TASK TO CARRY OUT> Write out the data again exactly, skipping every picture.

PROVIDED MATERIAL>
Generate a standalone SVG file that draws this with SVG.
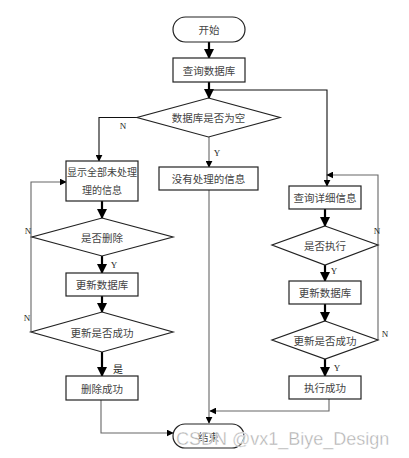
<svg xmlns="http://www.w3.org/2000/svg" width="409" height="458" viewBox="0 0 409 458">
<defs>
<marker id="ah" viewBox="0 0 10 10" refX="9" refY="5" markerWidth="7" markerHeight="7" markerUnits="userSpaceOnUse" orient="auto"><path d="M0,0 L10,5 L0,10 z" fill="#000"/></marker>
<marker id="ahb" viewBox="0 0 10 10" refX="9" refY="5" markerWidth="10" markerHeight="10" markerUnits="userSpaceOnUse" orient="auto"><path d="M0,0 L10,5 L0,10 z" fill="#000"/></marker>
<style>
.shape{fill:#fff;stroke:#222;stroke-width:1.2}
.t{font-family:"Noto Sans CJK SC","Noto Sans CJK JP",sans-serif;font-size:10.5px;fill:#444;text-anchor:middle;dominant-baseline:central}
.ts{font-size:10px}
.lab{font-family:"Liberation Serif",serif;font-size:9px;fill:#222;text-anchor:middle;dominant-baseline:central}
.labc{font-family:"Noto Sans CJK SC",sans-serif;font-size:10px;fill:#222;text-anchor:middle;dominant-baseline:central}
.thin{fill:none;stroke:#111;stroke-width:1.1;marker-end:url(#ah)}
.gray{fill:none;stroke:#666;stroke-width:1.1;marker-end:url(#ah)}
.thick{fill:none;stroke:#000;stroke-width:2.2;marker-end:url(#ahb)}
.nm{fill:none;stroke:#666;stroke-width:1.1}
.wm{font-family:"Liberation Sans",Arial,sans-serif;font-size:18px;fill:#b0b0b0;stroke:#fff;stroke-width:0.4}
</style>
</defs>
<rect width="409" height="458" fill="#fff"/>
<g id="connectors">
<path class="thick" d="M209,42 V58"/>
<path class="thick" d="M209,82 V98"/>
<path class="thin" d="M209,90 H327 V186"/>
<path class="thin" d="M137,117.5 H99 V161"/>
<path class="gray" d="M209,137 V167"/>
<path class="gray" d="M209,190 V423"/>
<path class="thick" d="M102,201 V218"/>
<path class="thick" d="M102,256 V273"/>
<path class="thick" d="M102,296 V312"/>
<path class="thick" d="M102,352 V376"/>
<path class="gray" d="M101,400 V433 H173"/>
<path class="nm" d="M32,237 H33"/>
<path class="gray" d="M31,332 V182 H66"/>
<path class="thick" d="M325,209 V226"/>
<path class="thick" d="M325,265 V281"/>
<path class="thick" d="M325,304 V321"/>
<path class="thick" d="M325,359 V376"/>
<path class="gray" d="M329,399 V411 H210"/>
<path class="gray" d="M378,340 V175 H327"/>
<text class="lab" x="123" y="126">N</text>
<text class="lab" x="217" y="153">Y</text>
<text class="lab" x="114" y="265">Y</text>
<text class="labc" x="118" y="368">是</text>
<text class="lab" x="28" y="231">N</text>
<text class="lab" x="27" y="318">N</text>
<text class="lab" x="334" y="271">Y</text>
<text class="lab" x="337" y="368">Y</text>
<text class="lab" x="377" y="231">N</text>
<text class="lab" x="385" y="334">N</text>
</g>
<g id="start"><rect class="shape" x="173" y="17" width="72" height="25" rx="12.5"/><text class="t" x="209" y="29.5">开始</text></g>
<g id="query-db"><rect class="shape" x="173" y="58" width="72" height="24"/><text class="t" x="209" y="70">查询数据库</text></g>
<g id="db-empty"><polygon class="shape" points="208.5,98 280,117.5 208.5,137 137,117.5"/><text class="t" x="208.5" y="117.5">数据库是否为空</text></g>
<g id="show-all"><rect class="shape" x="66" y="161" width="72" height="40"/><text class="t ts" x="102" y="171.5">显示全部未处理</text><text class="t ts" x="102" y="189">理的信息</text></g>
<g id="no-info"><rect class="shape" x="159" y="167" width="99" height="23"/><text class="t" x="208.5" y="178.5">没有处理的信息</text></g>
<g id="is-delete"><polygon class="shape" points="102,218 173,237 102,256 32,237"/><text class="t" x="102" y="237">是否删除</text></g>
<g id="update-db-l"><rect class="shape" x="66" y="273" width="72" height="23"/><text class="t" x="102" y="284.5">更新数据库</text></g>
<g id="update-ok-l"><polygon class="shape" points="102,312 173,332 102,352 31,332"/><text class="t" x="102" y="332">更新是否成功</text></g>
<g id="delete-ok"><rect class="shape" x="66" y="376" width="72" height="24"/><text class="t" x="102" y="388">删除成功</text></g>
<g id="query-detail"><rect class="shape" x="289" y="186" width="72" height="23"/><text class="t" x="325" y="197.5">查询详细信息</text></g>
<g id="is-exec"><polygon class="shape" points="325,226 378,245 325,265 272,245"/><text class="t" x="325" y="245">是否执行</text></g>
<g id="update-db-r"><rect class="shape" x="289" y="281" width="72" height="23"/><text class="t" x="325" y="292.5">更新数据库</text></g>
<g id="update-ok-r"><polygon class="shape" points="325,321 378,340 325,359 272,340"/><text class="t" x="325" y="340">更新是否成功</text></g>
<g id="exec-ok"><rect class="shape" x="289" y="376" width="72" height="23"/><text class="t" x="325" y="387.5">执行成功</text></g>
<g id="end"><rect class="shape" x="173" y="424" width="71" height="24" rx="12"/><text class="t" x="208.5" y="436">结束</text></g>
<text class="wm" x="176" y="445">CSDN @vx1_Biye_Design</text>
</svg>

RESPONSE>
Generate a standalone SVG file that draws this with SVG.
<svg xmlns="http://www.w3.org/2000/svg" width="409" height="458" viewBox="0 0 409 458">
<defs>
<marker id="ah" viewBox="0 0 10 10" refX="9" refY="5" markerWidth="7" markerHeight="7" markerUnits="userSpaceOnUse" orient="auto"><path d="M0,0 L10,5 L0,10 z" fill="#000"/></marker>
<marker id="ahb" viewBox="0 0 10 10" refX="9" refY="5" markerWidth="10" markerHeight="10" markerUnits="userSpaceOnUse" orient="auto"><path d="M0,0 L10,5 L0,10 z" fill="#000"/></marker>
<style>
.shape{fill:#fff;stroke:#222;stroke-width:1.2}
.t{font-family:"Noto Sans CJK SC","Noto Sans CJK JP",sans-serif;font-size:10.5px;fill:#444;text-anchor:middle;dominant-baseline:central}
.ts{font-size:10px}
.lab{font-family:"Liberation Serif",serif;font-size:9px;fill:#222;text-anchor:middle;dominant-baseline:central}
.labc{font-family:"Noto Sans CJK SC",sans-serif;font-size:10px;fill:#222;text-anchor:middle;dominant-baseline:central}
.thin{fill:none;stroke:#111;stroke-width:1.1;marker-end:url(#ah)}
.gray{fill:none;stroke:#666;stroke-width:1.1;marker-end:url(#ah)}
.thick{fill:none;stroke:#000;stroke-width:2.2;marker-end:url(#ahb)}
.nm{fill:none;stroke:#666;stroke-width:1.1}
.wm{font-family:"Liberation Sans",Arial,sans-serif;font-size:18px;fill:#b0b0b0;stroke:#fff;stroke-width:0.4}
</style>
</defs>
<rect width="409" height="458" fill="#fff"/>
<g id="connectors">
<path class="thick" d="M209,42 V58"/>
<path class="thick" d="M209,82 V98"/>
<path class="thin" d="M209,90 H327 V186"/>
<path class="thin" d="M137,117.5 H99 V161"/>
<path class="gray" d="M209,137 V167"/>
<path class="gray" d="M209,190 V423"/>
<path class="thick" d="M102,201 V218"/>
<path class="thick" d="M102,256 V273"/>
<path class="thick" d="M102,296 V312"/>
<path class="thick" d="M102,352 V376"/>
<path class="gray" d="M101,400 V433 H173"/>
<path class="nm" d="M32,237 H33"/>
<path class="gray" d="M31,332 V182 H66"/>
<path class="thick" d="M325,209 V226"/>
<path class="thick" d="M325,265 V281"/>
<path class="thick" d="M325,304 V321"/>
<path class="thick" d="M325,359 V376"/>
<path class="gray" d="M329,399 V411 H210"/>
<path class="gray" d="M378,340 V175 H327"/>
<text class="lab" x="123" y="126">N</text>
<text class="lab" x="217" y="153">Y</text>
<text class="lab" x="114" y="265">Y</text>
<text class="labc" x="118" y="368">是</text>
<text class="lab" x="28" y="231">N</text>
<text class="lab" x="27" y="318">N</text>
<text class="lab" x="334" y="271">Y</text>
<text class="lab" x="337" y="368">Y</text>
<text class="lab" x="377" y="231">N</text>
<text class="lab" x="385" y="334">N</text>
</g>
<g id="start"><rect class="shape" x="173" y="17" width="72" height="25" rx="12.5"/><text class="t" x="209" y="29.5">开始</text></g>
<g id="query-db"><rect class="shape" x="173" y="58" width="72" height="24"/><text class="t" x="209" y="70">查询数据库</text></g>
<g id="db-empty"><polygon class="shape" points="208.5,98 280,117.5 208.5,137 137,117.5"/><text class="t" x="208.5" y="117.5">数据库是否为空</text></g>
<g id="show-all"><rect class="shape" x="66" y="161" width="72" height="40"/><text class="t ts" x="102" y="171.5">显示全部未处理</text><text class="t ts" x="102" y="189">理的信息</text></g>
<g id="no-info"><rect class="shape" x="159" y="167" width="99" height="23"/><text class="t" x="208.5" y="178.5">没有处理的信息</text></g>
<g id="is-delete"><polygon class="shape" points="102,218 173,237 102,256 32,237"/><text class="t" x="102" y="237">是否删除</text></g>
<g id="update-db-l"><rect class="shape" x="66" y="273" width="72" height="23"/><text class="t" x="102" y="284.5">更新数据库</text></g>
<g id="update-ok-l"><polygon class="shape" points="102,312 173,332 102,352 31,332"/><text class="t" x="102" y="332">更新是否成功</text></g>
<g id="delete-ok"><rect class="shape" x="66" y="376" width="72" height="24"/><text class="t" x="102" y="388">删除成功</text></g>
<g id="query-detail"><rect class="shape" x="289" y="186" width="72" height="23"/><text class="t" x="325" y="197.5">查询详细信息</text></g>
<g id="is-exec"><polygon class="shape" points="325,226 378,245 325,265 272,245"/><text class="t" x="325" y="245">是否执行</text></g>
<g id="update-db-r"><rect class="shape" x="289" y="281" width="72" height="23"/><text class="t" x="325" y="292.5">更新数据库</text></g>
<g id="update-ok-r"><polygon class="shape" points="325,321 378,340 325,359 272,340"/><text class="t" x="325" y="340">更新是否成功</text></g>
<g id="exec-ok"><rect class="shape" x="289" y="376" width="72" height="23"/><text class="t" x="325" y="387.5">执行成功</text></g>
<g id="end"><rect class="shape" x="173" y="424" width="71" height="24" rx="12"/><text class="t" x="208.5" y="436">结束</text></g>
<text class="wm" x="176" y="445">CSDN @vx1_Biye_Design</text>
</svg>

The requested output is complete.